Una oligarquía que sabe del poder del miedo para alimentar la represión, evitar disidencias y conseguir que todo permanezca inalterable. Para ello cuenta con la inestimable ayuda de unos enemigos, que serán inventados si entre sus dones no se cuenta el de la existencia, sobre los que proyectar sus terrores y encarnar el peligro siempre acechante que legitimará su opresión. Este papel lo juegan aquí, además de las gramíneas que se extienden como una plaga por los campos colindantes, los nativos — también llamados antropófagos—, la clase explotada y reprimida que vive más allá de la reja de dieciocho mil seiscientas treinta y tres lanzas que rodea la propiedad, imprescindibles para la explotación del oro, fuente de riqueza de la familia, y que sufren una situación de mera subsistencia que les anula por completo. Un solo adulto se interesará por ellos y les prestará ayuda, el advenedizo casado con la mujer más tonta de la ilustre estirpe, al que mantendrán encerrado en uno de los torreones de la casa.

La oligarquía mantiene un ejército de sirvientes encargado de imponer la disciplina entre los niños a costa de lo que sea, pues bien saben que, pese a todas las precauciones, siempre pueden aparecer elementos subversivos que habrá que reconducir o eliminar.

Para intentar mantener la adhesión, tanto de los sirvientes como de los niños, la oligarquía cuenta con un arma invisible pero poderosísima: la esperanza. Los niños llegarán algún día a ser grandes, los sirvientes conseguirán ascender gracias a sus méritos. Es el gran engaño: las élites de nuestro mundo han conseguido que los pobres no se crean tales y se consideren ricos en potencia y así abracen sus intereses en la ingenua e ilusoria esperanza de que algún día ellos mismos se aprovecharán de tales privilegios. Funciona… y como.

Y por último pero no menos importante, más bien todo lo contrario, está la clase media-media alta cuya representación corre a cargo de los 35 niños, 33 en realidad, a los que el autor, fabulando, otorga nombres nada comunes y una clarividencia y elocuencias inverosímiles para su edad.
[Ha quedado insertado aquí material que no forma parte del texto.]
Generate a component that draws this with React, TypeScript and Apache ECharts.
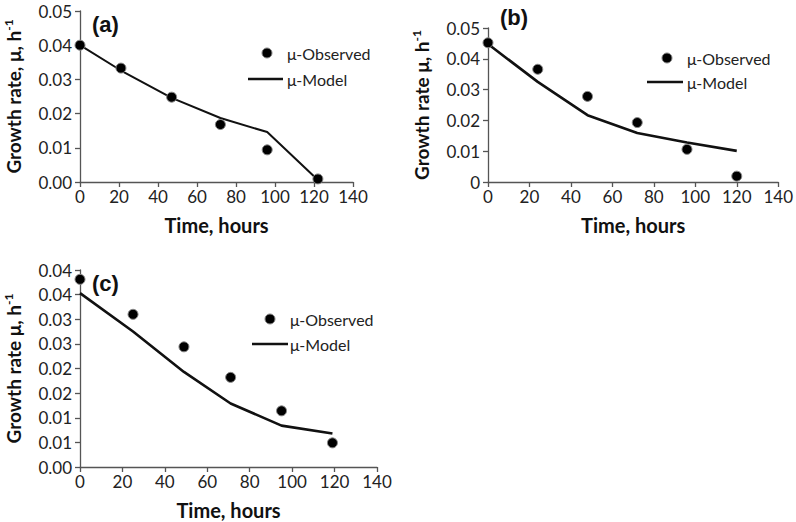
import React, { useEffect, useRef } from 'react';
import * as echarts from 'echarts';

// Panel (a)
const timeA = [0, 21, 47, 72, 96, 122];
const obsA = [0.04, 0.0333, 0.0248, 0.0168, 0.0094, 0.0009];
const modelA = [0.04, 0.0326, 0.0246, 0.0187, 0.0146, 0.0006];
// Panel (b)
const timeB = [0, 24, 48, 72, 96, 120];
const obsB = [0.0452, 0.0366, 0.0278, 0.0193, 0.0106, 0.0019];
const modelB = [0.0448, 0.0325, 0.0217, 0.0159, 0.0128, 0.0101];
// Panel (c)
const timeC = [0, 25, 49, 71, 95, 119];
const obsC = [0.0381, 0.031, 0.0244, 0.0182, 0.0114, 0.0049];
const modelC = [0.0353, 0.0275, 0.0193, 0.0129, 0.0084, 0.0068];

const panelLabels = ['(a)', '(b)', '(c)'];
const yTitles = ['Growth rate, μ, h{sup|-1}', 'Growth rate μ, h{sup|-1}', 'Growth rate μ, h{sup|-1}'];
const xTitle = 'Time, hours';
const obsName = 'μ-Observed';
const modelName = 'μ-Model';

const FONT = 'Lato';
const AXIS_COLOR = '#555';
const TEXT_COLOR = '#222';

function pairs(xs: number[], ys: number[]) {
  return xs.map((x, i) => [x, ys[i]]);
}

function fmt2(v: number) {
  return (Math.round(v * 100 + 1e-9) / 100).toFixed(2);
}

function xAxisFor(gridIndex: number) {
  return {
    type: 'value',
    gridIndex,
    min: 0,
    max: 140,
    interval: 20,
    name: xTitle,
    nameLocation: 'middle',
    nameGap: 33,
    nameTextStyle: { fontFamily: FONT, fontWeight: 'bold', fontSize: 20, color: '#111' },
    axisLine: { show: true, lineStyle: { color: AXIS_COLOR, width: 1.3 } },
    axisTick: { show: true, length: 5, lineStyle: { color: AXIS_COLOR, width: 1.3 } },
    axisLabel: { fontFamily: FONT, fontSize: 17, color: TEXT_COLOR, margin: 6 },
    splitLine: { show: false },
  };
}

function yAxisFor(gridIndex: number, max: number, interval: number, formatter: (v: number) => string) {
  return {
    type: 'value',
    gridIndex,
    min: 0,
    max,
    interval,
    name: yTitles[gridIndex],
    nameLocation: 'middle',
    nameGap: 56,
    nameTextStyle: {
      fontFamily: FONT,
      fontWeight: 'bold',
      fontSize: 19,
      color: '#111',
      rich: {
        sup: { fontFamily: FONT, fontWeight: 'bold', fontSize: 12, color: '#111', verticalAlign: 'top', lineHeight: 22 },
      },
    },
    axisLine: { show: true, lineStyle: { color: AXIS_COLOR, width: 1.3 } },
    axisTick: { show: true, length: 5, lineStyle: { color: AXIS_COLOR, width: 1.3 } },
    axisLabel: { fontFamily: FONT, fontSize: 17, color: TEXT_COLOR, margin: 8, formatter },
    splitLine: { show: false },
  };
}

function scatterSeries(idx: number, xs: number[], ys: number[]) {
  return {
    type: 'scatter',
    name: obsName,
    xAxisIndex: idx,
    yAxisIndex: idx,
    data: pairs(xs, ys),
    symbol: 'circle',
    symbolSize: 10,
    itemStyle: { color: '#000', borderColor: '#888', borderWidth: 1, opacity: 1 },
    z: 3,
  };
}

function lineSeries(idx: number, xs: number[], ys: number[], width: number) {
  return {
    type: 'line',
    name: modelName,
    xAxisIndex: idx,
    yAxisIndex: idx,
    data: pairs(xs, ys),
    symbol: 'none',
    lineStyle: { color: '#111', width },
    z: 2,
  };
}

function legendGraphics(cx: number, cy: number, x1: number, x2: number, ly: number, tx: number) {
  return [
    { type: 'circle', shape: { cx, cy, r: 5 }, style: { fill: '#000', stroke: '#888', lineWidth: 1 } },
    { type: 'text', x: tx, y: cy, style: { text: obsName, fontFamily: FONT, fontSize: 16, fill: TEXT_COLOR, verticalAlign: 'middle', align: 'left' } },
    { type: 'line', shape: { x1, y1: ly, x2, y2: ly }, style: { stroke: '#111', lineWidth: 2.5 } },
    { type: 'text', x: tx, y: ly, style: { text: modelName, fontFamily: FONT, fontSize: 16, fill: TEXT_COLOR, verticalAlign: 'middle', align: 'left' } },
  ];
}

function panelLabel(text: string, x: number, y: number) {
  return {
    type: 'text',
    x,
    y,
    style: { text, fontFamily: 'Liberation Sans', fontWeight: 'bold', fontSize: 22, fill: '#111', verticalAlign: 'middle', align: 'left' },
  };
}

export default function App() {
  const ref = useRef<HTMLDivElement>(null);
  useEffect(() => {
    if (!ref.current) return;
    const chart = echarts.init(ref.current, null, { renderer: 'svg' });
    chart.setOption({
      animation: false,
      backgroundColor: '#fff',
      textStyle: { fontFamily: FONT },
      grid: [
        { left: 80, top: 11, width: 273, height: 171 },
        { left: 488, top: 28, width: 292, height: 154 },
        { left: 80, top: 270, width: 297, height: 197 },
      ],
      xAxis: [xAxisFor(0), xAxisFor(1), xAxisFor(2)],
      yAxis: [
        yAxisFor(0, 0.05, 0.01, (v: number) => fmt2(v)),
        yAxisFor(1, 0.05, 0.01, (v: number) => (Math.abs(v) < 1e-9 ? '0' : fmt2(v))),
        yAxisFor(2, 0.04, 0.005, (v: number) => fmt2(v)),
      ],
      series: [
        lineSeries(0, timeA, modelA, 2),
        scatterSeries(0, timeA, obsA),
        lineSeries(1, timeB, modelB, 2.6),
        scatterSeries(1, timeB, obsB),
        lineSeries(2, timeC, modelC, 2.6),
        scatterSeries(2, timeC, obsC),
      ],
      graphic: [
        panelLabel(panelLabels[0], 92, 24),
        panelLabel(panelLabels[1], 500, 17),
        panelLabel(panelLabels[2], 92, 283),
        ...legendGraphics(267, 53, 248, 283, 79, 287),
        ...legendGraphics(667, 58, 647, 683, 82, 687),
        ...legendGraphics(270, 319, 252, 288, 344, 290),
      ],
    });
    return () => chart.dispose();
  }, []);
  return (
    <div
      ref={ref}
      style={{ position: 'absolute', left: 0, top: 0, width: 796, height: 522, background: '#fff' }}
    />
  );
}
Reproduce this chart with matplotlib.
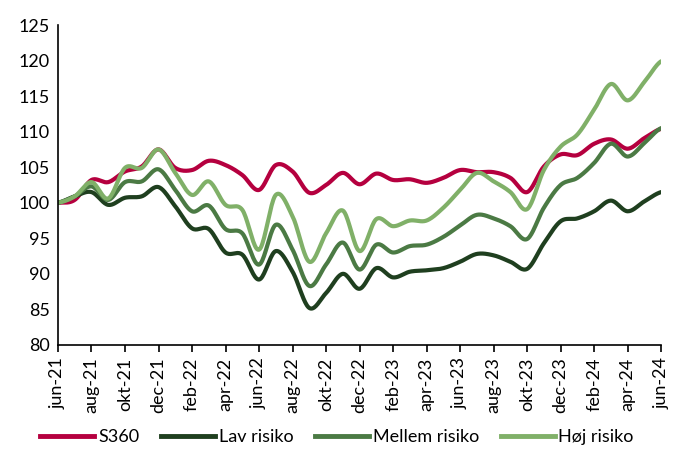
import numpy as np
import matplotlib
matplotlib.use("Agg")
import matplotlib.pyplot as plt
from matplotlib.lines import Line2D

plt.rcParams['font.family'] = ['Lato', 'DejaVu Sans']

months = ["jun-21", "jul-21", "aug-21", "sep-21", "okt-21", "nov-21", "dec-21",
          "jan-22", "feb-22", "mar-22", "apr-22", "maj-22", "jun-22", "jul-22",
          "aug-22", "sep-22", "okt-22", "nov-22", "dec-22", "jan-23", "feb-23",
          "mar-23", "apr-23", "maj-23", "jun-23", "jul-23", "aug-23", "sep-23",
          "okt-23", "nov-23", "dec-23", "jan-24", "feb-24", "mar-24", "apr-24",
          "maj-24", "jun-24"]

s360 = [100.0, 100.4, 103.2, 102.9, 104.4, 105.1, 107.5, 104.9, 104.6, 105.9,
        105.3, 103.9, 101.8, 105.3, 104.4, 101.4, 102.5, 104.2, 102.6, 104.1,
        103.2, 103.3, 102.8, 103.5, 104.6, 104.3, 104.3, 103.5, 101.5, 105.1,
        106.8, 106.7, 108.3, 108.9, 107.6, 109.1, 110.4]
lav = [100.0, 100.9, 101.5, 99.7, 100.7, 100.9, 102.2, 99.5, 96.4, 96.3,
       93.0, 92.7, 89.2, 93.2, 90.3, 85.2, 87.3, 90.0, 87.9, 90.8,
       89.5, 90.3, 90.5, 90.8, 91.7, 92.8, 92.6, 91.7, 90.7, 94.3,
       97.4, 97.8, 98.8, 100.3, 98.8, 100.2, 101.5]
mellem = [100.0, 100.9, 102.3, 100.4, 102.9, 103.0, 104.7, 101.8, 98.8, 99.6,
          96.3, 95.7, 91.3, 96.9, 93.4, 88.3, 91.3, 94.4, 90.6, 94.1,
          93.0, 93.9, 94.1, 95.2, 96.8, 98.3, 97.8, 96.7, 94.9, 99.3,
          102.5, 103.5, 105.6, 108.3, 106.5, 108.4, 110.5]
hoej = [100.0, 100.9, 102.9, 100.6, 104.9, 104.9, 107.5, 104.2, 101.1, 103.0,
        99.7, 99.0, 93.4, 101.1, 98.1, 91.7, 95.7, 98.9, 93.2, 97.7,
        96.7, 97.5, 97.5, 99.3, 101.8, 104.2, 103.0, 101.5, 99.1, 104.6,
        107.9, 109.6, 113.1, 116.7, 114.4, 117.0, 119.9]

series_names = ["S360", "Lav risiko", "Mellem risiko", "Høj risiko"]
series_vals = [s360, lav, mellem, hoej]
colors = ["#B5003F", "#1F3F1F", "#4B7A44", "#80B068"]

y_ticks = [80, 85, 90, 95, 100, 105, 110, 115, 120, 125]


def catmull_rom(x, y, n=20):
    x = np.asarray(x, float)
    y = np.asarray(y, float)
    px = np.concatenate([[2 * x[0] - x[1]], x, [2 * x[-1] - x[-2]]])
    py = np.concatenate([[y[0]], y, [y[-1]]])
    xs, ys = [], []
    t = np.linspace(0, 1, n, endpoint=False)
    for i in range(1, len(px) - 2):
        p0, p1, p2, p3 = py[i - 1], py[i], py[i + 1], py[i + 2]
        q0, q1, q2, q3 = px[i - 1], px[i], px[i + 1], px[i + 2]
        def cr(a0, a1, a2, a3):
            return 0.5 * ((2 * a1) + (-a0 + a2) * t
                          + (2 * a0 - 5 * a1 + 4 * a2 - a3) * t ** 2
                          + (-a0 + 3 * a1 - 3 * a2 + a3) * t ** 3)
        xs.append(cr(q0, q1, q2, q3))
        ys.append(cr(p0, p1, p2, p3))
    xs.append([x[-1]])
    ys.append([y[-1]])
    return np.concatenate(xs), np.concatenate(ys)


fig = plt.figure(figsize=(6.74, 4.63), dpi=100)
ax = fig.add_axes([0.086, 0.255, 0.895, 0.691])

xi = np.arange(len(months))
for name, vals, c in zip(series_names, series_vals, colors):
    sx, sy = catmull_rom(xi, vals)
    ax.plot(sx, sy, color=c, lw=3.0, solid_capstyle='round', label=name)

ax.set_xlim(0, len(months) - 1)
ax.set_ylim(80, 125)
ax.set_yticks(y_ticks)
ax.set_xticks(xi[::2])
ax.set_xticklabels(months[::2], rotation=90)
ax.tick_params(axis='y', length=0, labelsize=13, pad=6)
ax.tick_params(axis='x', length=5, width=1.2, labelsize=13, direction='out', pad=4)
for s in ['top', 'right']:
    ax.spines[s].set_visible(False)
for s in ['left', 'bottom']:
    ax.spines[s].set_linewidth(1.2)
    ax.spines[s].set_color('black')

handles = [Line2D([0], [0], color=c, lw=3.5) for c in colors]
fig.legend(handles, series_names, loc='center', bbox_to_anchor=(0.5, 0.056),
           ncol=4, frameon=False, fontsize=13, handlelength=3.0,
           handletextpad=0.2, columnspacing=1.2)

fig.savefig("out.png", dpi=100)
Como toda clase media que se precie, el grupo de los niños está caracterizado por su heterogeneidad, hay héroes y villanos más allá de aquellos que exhiben una “neutralidad disolvente”, hay líderes y seguidores, hay quién se sacrifica por el grupo y quién intenta aprovecharse de él, hay quien tiene conciencia social y política y quién solo aspira a mantener el status de sus mayores, quienes se rebelan frente a los atropellos y las injusticias y quienes tienen una “respetable vocación para el olvido”. Los niños juegan a aprender sus roles de adultos en esa fantasía dentro de la fábula que es La Marquesa Salió A Las Cinco (*), un espacio lúdico donde todo es posible, donde los mayores no ejercen autoridad ni sus reglas tiene que ser acatadas pero tampoco cuestionadas, donde cada uno va ocupando su lugar, donde ocurre todo aquello de lo que no se puede admitir su existencia.

Una clase media que tiene la oportunidad de ocupar el poder, pese a la oposición de algunos, pese al expolio de la casa por otros, pese a la desidia de muchos, un poder que no se ejerce de la forma más inteligente, que no consigue aglutinar intereses, “…todo era titubear, exigir apoyo y simpatía, admiración y alianza, fluctuando entre alarmantes soluciones extremas de autoritarismo y debilidad”, ejercido con mucha ingenuidad y, por todo ello, abocado al fracaso.

Como siempre, solo otra oligarquía podrá acabar con la anterior haciendo bueno aquella famosa y sabia máxima de «Cambiar todo para que nada cambie».


(*) Paul Válery aseveró que nunca escribiría en una novela «La marquesa salió a las cinco». Años más tarde, Julio Cortázar iniciaría 'Los Premios' con dicha frase, y Claude Mauriac llegó a utilizarla como título para una de las suyas.